• _TASK GOAL_
Repeat the full listing below verbatim and keep the images out.

• _DATA_
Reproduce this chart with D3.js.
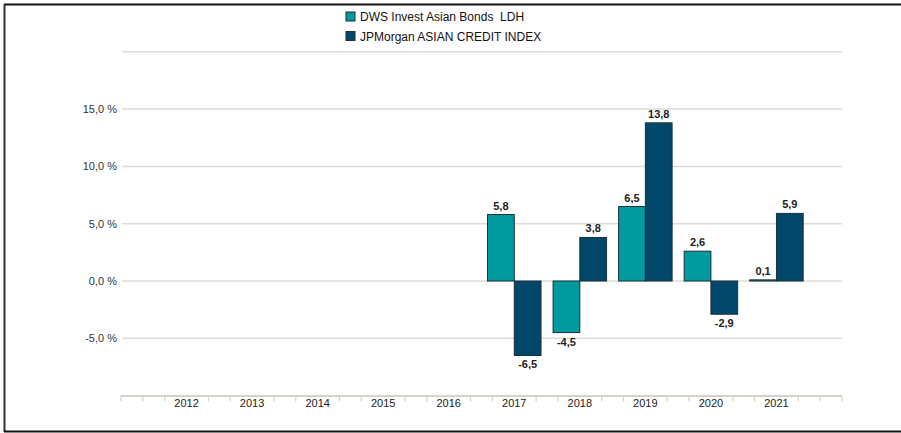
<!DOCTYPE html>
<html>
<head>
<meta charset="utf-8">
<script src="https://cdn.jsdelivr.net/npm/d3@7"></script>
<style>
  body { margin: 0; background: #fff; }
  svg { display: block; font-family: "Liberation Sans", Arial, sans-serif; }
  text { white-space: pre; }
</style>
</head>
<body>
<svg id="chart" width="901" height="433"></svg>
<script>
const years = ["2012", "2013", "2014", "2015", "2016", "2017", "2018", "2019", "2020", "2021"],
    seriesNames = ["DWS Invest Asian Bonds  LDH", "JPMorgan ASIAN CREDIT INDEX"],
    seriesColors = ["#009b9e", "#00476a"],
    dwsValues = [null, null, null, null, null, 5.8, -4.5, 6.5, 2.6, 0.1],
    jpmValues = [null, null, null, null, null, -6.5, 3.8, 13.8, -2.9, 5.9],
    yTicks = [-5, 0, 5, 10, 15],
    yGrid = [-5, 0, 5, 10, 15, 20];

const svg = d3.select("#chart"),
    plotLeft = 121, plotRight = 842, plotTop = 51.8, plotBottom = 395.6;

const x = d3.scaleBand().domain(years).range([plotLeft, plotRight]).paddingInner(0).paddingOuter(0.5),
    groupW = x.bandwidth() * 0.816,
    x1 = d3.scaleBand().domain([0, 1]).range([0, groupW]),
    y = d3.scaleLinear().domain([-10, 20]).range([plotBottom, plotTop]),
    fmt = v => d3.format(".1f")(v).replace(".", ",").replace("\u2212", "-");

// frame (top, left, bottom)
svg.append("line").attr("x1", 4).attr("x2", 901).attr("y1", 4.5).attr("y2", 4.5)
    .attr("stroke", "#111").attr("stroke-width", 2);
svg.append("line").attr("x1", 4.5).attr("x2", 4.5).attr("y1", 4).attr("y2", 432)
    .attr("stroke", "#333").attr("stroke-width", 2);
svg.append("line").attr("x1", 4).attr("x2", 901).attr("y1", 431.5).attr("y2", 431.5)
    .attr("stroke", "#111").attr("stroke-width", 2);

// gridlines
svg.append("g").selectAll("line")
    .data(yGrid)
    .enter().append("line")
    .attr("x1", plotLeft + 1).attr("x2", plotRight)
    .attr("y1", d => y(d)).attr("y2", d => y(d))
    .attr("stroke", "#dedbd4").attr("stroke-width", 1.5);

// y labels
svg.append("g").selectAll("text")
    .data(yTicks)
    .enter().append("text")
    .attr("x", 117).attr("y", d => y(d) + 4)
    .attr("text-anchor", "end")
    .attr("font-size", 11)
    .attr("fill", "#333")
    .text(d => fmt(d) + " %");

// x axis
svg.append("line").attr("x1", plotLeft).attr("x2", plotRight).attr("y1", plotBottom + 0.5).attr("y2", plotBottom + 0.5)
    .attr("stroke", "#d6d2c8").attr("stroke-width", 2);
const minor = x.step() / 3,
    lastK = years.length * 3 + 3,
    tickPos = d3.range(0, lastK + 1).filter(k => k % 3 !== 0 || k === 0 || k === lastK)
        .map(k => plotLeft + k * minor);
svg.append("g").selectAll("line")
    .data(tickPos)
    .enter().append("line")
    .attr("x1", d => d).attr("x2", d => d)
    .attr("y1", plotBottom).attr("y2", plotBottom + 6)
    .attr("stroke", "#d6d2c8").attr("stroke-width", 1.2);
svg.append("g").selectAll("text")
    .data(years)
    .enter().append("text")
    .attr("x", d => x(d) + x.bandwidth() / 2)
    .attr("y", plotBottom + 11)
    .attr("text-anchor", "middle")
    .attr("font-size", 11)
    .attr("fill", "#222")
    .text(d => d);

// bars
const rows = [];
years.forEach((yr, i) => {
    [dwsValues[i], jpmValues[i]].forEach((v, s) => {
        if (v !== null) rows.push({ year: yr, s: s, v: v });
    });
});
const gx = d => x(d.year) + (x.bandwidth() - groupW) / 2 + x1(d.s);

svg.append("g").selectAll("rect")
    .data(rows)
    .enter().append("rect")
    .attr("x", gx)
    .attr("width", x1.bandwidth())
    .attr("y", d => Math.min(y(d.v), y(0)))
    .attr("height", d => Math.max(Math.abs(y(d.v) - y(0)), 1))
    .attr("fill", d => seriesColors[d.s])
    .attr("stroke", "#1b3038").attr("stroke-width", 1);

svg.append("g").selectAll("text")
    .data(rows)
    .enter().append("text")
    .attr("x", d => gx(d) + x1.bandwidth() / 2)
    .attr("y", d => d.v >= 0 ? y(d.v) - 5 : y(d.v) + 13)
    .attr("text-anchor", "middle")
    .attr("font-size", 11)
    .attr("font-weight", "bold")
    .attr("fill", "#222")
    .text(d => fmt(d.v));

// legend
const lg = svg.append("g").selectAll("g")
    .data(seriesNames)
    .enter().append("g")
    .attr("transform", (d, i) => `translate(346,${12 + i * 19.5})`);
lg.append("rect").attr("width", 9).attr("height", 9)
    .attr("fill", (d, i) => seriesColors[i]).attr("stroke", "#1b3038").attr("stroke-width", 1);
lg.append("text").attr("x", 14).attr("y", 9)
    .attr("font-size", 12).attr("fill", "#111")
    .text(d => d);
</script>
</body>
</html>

• _CORRECT RESPONSE_
Reproduce this chart with D3.js.
<!DOCTYPE html>
<html>
<head>
<meta charset="utf-8">
<script src="https://cdn.jsdelivr.net/npm/d3@7"></script>
<style>
  body { margin: 0; background: #fff; }
  svg { display: block; font-family: "Liberation Sans", Arial, sans-serif; }
  text { white-space: pre; }
</style>
</head>
<body>
<svg id="chart" width="901" height="433"></svg>
<script>
const years = ["2012", "2013", "2014", "2015", "2016", "2017", "2018", "2019", "2020", "2021"],
    seriesNames = ["DWS Invest Asian Bonds  LDH", "JPMorgan ASIAN CREDIT INDEX"],
    seriesColors = ["#009b9e", "#00476a"],
    dwsValues = [null, null, null, null, null, 5.8, -4.5, 6.5, 2.6, 0.1],
    jpmValues = [null, null, null, null, null, -6.5, 3.8, 13.8, -2.9, 5.9],
    yTicks = [-5, 0, 5, 10, 15],
    yGrid = [-5, 0, 5, 10, 15, 20];

const svg = d3.select("#chart"),
    plotLeft = 121, plotRight = 842, plotTop = 51.8, plotBottom = 395.6;

const x = d3.scaleBand().domain(years).range([plotLeft, plotRight]).paddingInner(0).paddingOuter(0.5),
    groupW = x.bandwidth() * 0.816,
    x1 = d3.scaleBand().domain([0, 1]).range([0, groupW]),
    y = d3.scaleLinear().domain([-10, 20]).range([plotBottom, plotTop]),
    fmt = v => d3.format(".1f")(v).replace(".", ",").replace("\u2212", "-");

// frame (top, left, bottom)
svg.append("line").attr("x1", 4).attr("x2", 901).attr("y1", 4.5).attr("y2", 4.5)
    .attr("stroke", "#111").attr("stroke-width", 2);
svg.append("line").attr("x1", 4.5).attr("x2", 4.5).attr("y1", 4).attr("y2", 432)
    .attr("stroke", "#333").attr("stroke-width", 2);
svg.append("line").attr("x1", 4).attr("x2", 901).attr("y1", 431.5).attr("y2", 431.5)
    .attr("stroke", "#111").attr("stroke-width", 2);

// gridlines
svg.append("g").selectAll("line")
    .data(yGrid)
    .enter().append("line")
    .attr("x1", plotLeft + 1).attr("x2", plotRight)
    .attr("y1", d => y(d)).attr("y2", d => y(d))
    .attr("stroke", "#dedbd4").attr("stroke-width", 1.5);

// y labels
svg.append("g").selectAll("text")
    .data(yTicks)
    .enter().append("text")
    .attr("x", 117).attr("y", d => y(d) + 4)
    .attr("text-anchor", "end")
    .attr("font-size", 11)
    .attr("fill", "#333")
    .text(d => fmt(d) + " %");

// x axis
svg.append("line").attr("x1", plotLeft).attr("x2", plotRight).attr("y1", plotBottom + 0.5).attr("y2", plotBottom + 0.5)
    .attr("stroke", "#d6d2c8").attr("stroke-width", 2);
const minor = x.step() / 3,
    lastK = years.length * 3 + 3,
    tickPos = d3.range(0, lastK + 1).filter(k => k % 3 !== 0 || k === 0 || k === lastK)
        .map(k => plotLeft + k * minor);
svg.append("g").selectAll("line")
    .data(tickPos)
    .enter().append("line")
    .attr("x1", d => d).attr("x2", d => d)
    .attr("y1", plotBottom).attr("y2", plotBottom + 6)
    .attr("stroke", "#d6d2c8").attr("stroke-width", 1.2);
svg.append("g").selectAll("text")
    .data(years)
    .enter().append("text")
    .attr("x", d => x(d) + x.bandwidth() / 2)
    .attr("y", plotBottom + 11)
    .attr("text-anchor", "middle")
    .attr("font-size", 11)
    .attr("fill", "#222")
    .text(d => d);

// bars
const rows = [];
years.forEach((yr, i) => {
    [dwsValues[i], jpmValues[i]].forEach((v, s) => {
        if (v !== null) rows.push({ year: yr, s: s, v: v });
    });
});
const gx = d => x(d.year) + (x.bandwidth() - groupW) / 2 + x1(d.s);

svg.append("g").selectAll("rect")
    .data(rows)
    .enter().append("rect")
    .attr("x", gx)
    .attr("width", x1.bandwidth())
    .attr("y", d => Math.min(y(d.v), y(0)))
    .attr("height", d => Math.max(Math.abs(y(d.v) - y(0)), 1))
    .attr("fill", d => seriesColors[d.s])
    .attr("stroke", "#1b3038").attr("stroke-width", 1);

svg.append("g").selectAll("text")
    .data(rows)
    .enter().append("text")
    .attr("x", d => gx(d) + x1.bandwidth() / 2)
    .attr("y", d => d.v >= 0 ? y(d.v) - 5 : y(d.v) + 13)
    .attr("text-anchor", "middle")
    .attr("font-size", 11)
    .attr("font-weight", "bold")
    .attr("fill", "#222")
    .text(d => fmt(d.v));

// legend
const lg = svg.append("g").selectAll("g")
    .data(seriesNames)
    .enter().append("g")
    .attr("transform", (d, i) => `translate(346,${12 + i * 19.5})`);
lg.append("rect").attr("width", 9).attr("height", 9)
    .attr("fill", (d, i) => seriesColors[i]).attr("stroke", "#1b3038").attr("stroke-width", 1);
lg.append("text").attr("x", 14).attr("y", 9)
    .attr("font-size", 12).attr("fill", "#111")
    .text(d => d);
</script>
</body>
</html>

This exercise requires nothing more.